Select from the data all lines with the word "this".

## BEGIN DATASET RECORDS

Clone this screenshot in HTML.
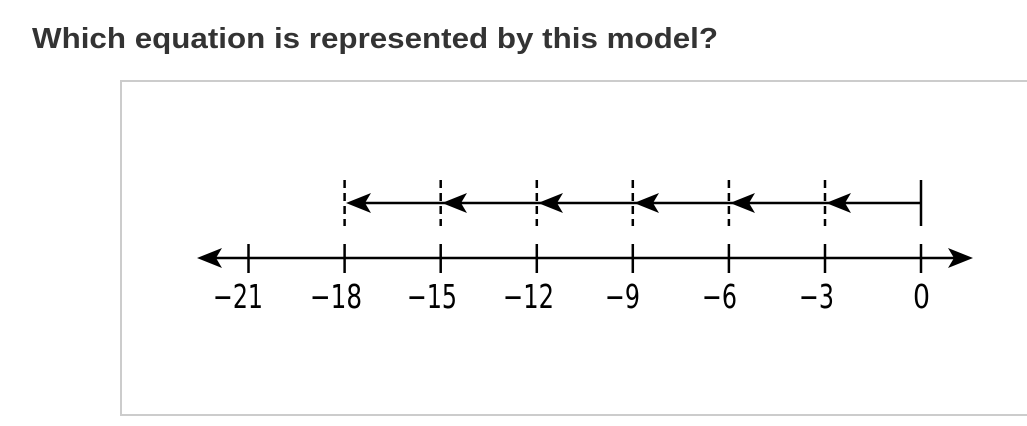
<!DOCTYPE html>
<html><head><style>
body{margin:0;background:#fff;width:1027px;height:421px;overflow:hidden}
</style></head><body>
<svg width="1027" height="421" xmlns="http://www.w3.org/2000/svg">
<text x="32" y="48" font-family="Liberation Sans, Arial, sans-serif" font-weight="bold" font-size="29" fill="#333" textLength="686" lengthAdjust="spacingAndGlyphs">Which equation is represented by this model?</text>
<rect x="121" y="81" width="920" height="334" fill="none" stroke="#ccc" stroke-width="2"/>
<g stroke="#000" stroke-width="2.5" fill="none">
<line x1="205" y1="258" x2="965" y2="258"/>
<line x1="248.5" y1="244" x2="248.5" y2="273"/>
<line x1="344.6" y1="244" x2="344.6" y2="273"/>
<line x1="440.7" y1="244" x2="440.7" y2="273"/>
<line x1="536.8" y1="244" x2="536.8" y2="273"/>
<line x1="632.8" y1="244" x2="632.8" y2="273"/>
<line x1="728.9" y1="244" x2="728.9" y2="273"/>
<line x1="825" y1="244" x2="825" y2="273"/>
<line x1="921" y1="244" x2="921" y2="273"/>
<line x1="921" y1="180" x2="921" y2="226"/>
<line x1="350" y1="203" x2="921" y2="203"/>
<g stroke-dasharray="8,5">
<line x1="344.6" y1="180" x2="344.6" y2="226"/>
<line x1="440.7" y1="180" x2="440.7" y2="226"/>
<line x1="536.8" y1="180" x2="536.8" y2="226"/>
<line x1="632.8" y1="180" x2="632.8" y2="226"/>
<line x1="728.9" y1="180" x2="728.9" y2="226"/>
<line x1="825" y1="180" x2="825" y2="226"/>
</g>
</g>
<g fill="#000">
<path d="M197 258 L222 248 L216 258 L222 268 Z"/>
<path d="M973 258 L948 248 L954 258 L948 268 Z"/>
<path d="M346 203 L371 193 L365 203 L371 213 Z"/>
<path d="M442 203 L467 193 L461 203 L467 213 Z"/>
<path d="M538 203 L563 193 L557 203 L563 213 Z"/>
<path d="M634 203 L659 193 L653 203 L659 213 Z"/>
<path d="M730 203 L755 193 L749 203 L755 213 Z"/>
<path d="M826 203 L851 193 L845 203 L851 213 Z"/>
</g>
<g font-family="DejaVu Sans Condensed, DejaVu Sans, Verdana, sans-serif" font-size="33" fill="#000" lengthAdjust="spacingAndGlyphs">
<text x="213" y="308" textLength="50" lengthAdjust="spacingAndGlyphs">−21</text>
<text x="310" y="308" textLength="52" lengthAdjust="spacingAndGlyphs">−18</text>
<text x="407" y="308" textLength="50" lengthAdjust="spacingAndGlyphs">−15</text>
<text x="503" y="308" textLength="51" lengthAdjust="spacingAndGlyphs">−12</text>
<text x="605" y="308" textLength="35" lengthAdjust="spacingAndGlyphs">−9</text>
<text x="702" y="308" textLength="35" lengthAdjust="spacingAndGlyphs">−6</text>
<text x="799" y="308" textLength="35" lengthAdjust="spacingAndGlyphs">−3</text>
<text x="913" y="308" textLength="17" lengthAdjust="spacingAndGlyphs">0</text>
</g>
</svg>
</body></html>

## END DATASET RECORDS
## BEGIN DATASET RECORDS

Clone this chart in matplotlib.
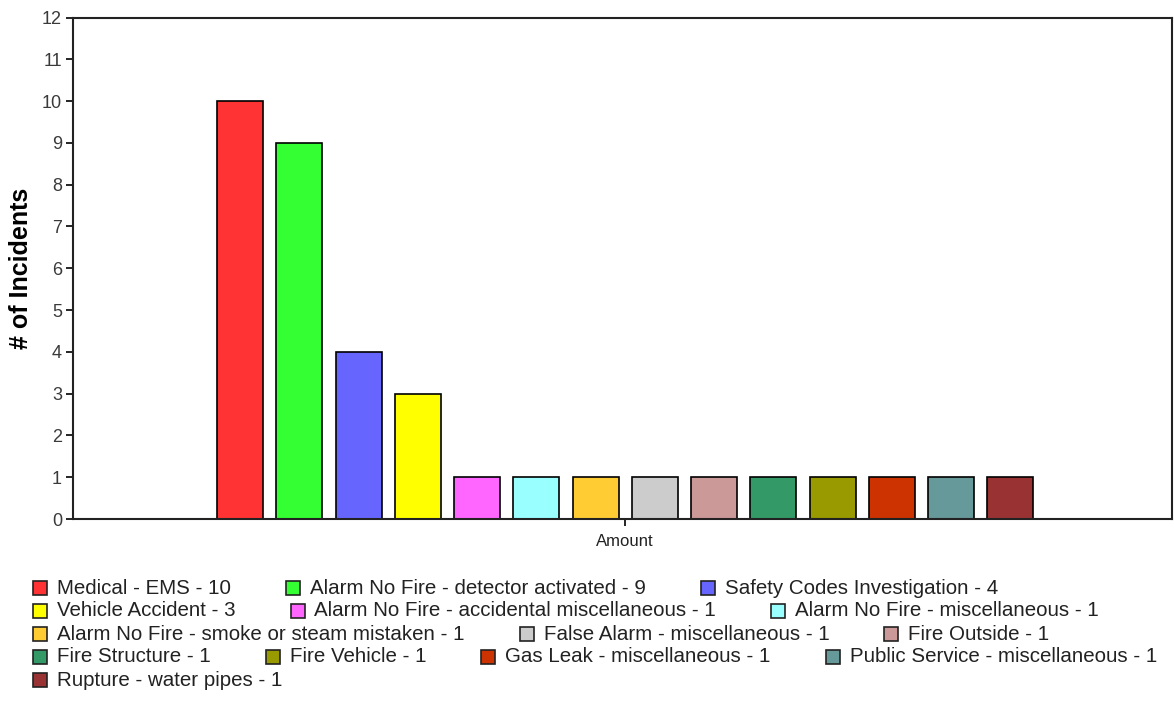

## END DATASET RECORDS

**RESULT**
Clone this screenshot in HTML.
<text x="32" y="48" font-family="Liberation Sans, Arial, sans-serif" font-weight="bold" font-size="29" fill="#333" textLength="686" lengthAdjust="spacingAndGlyphs">Which equation is represented by this model?</text>
Clone this chart in matplotlib.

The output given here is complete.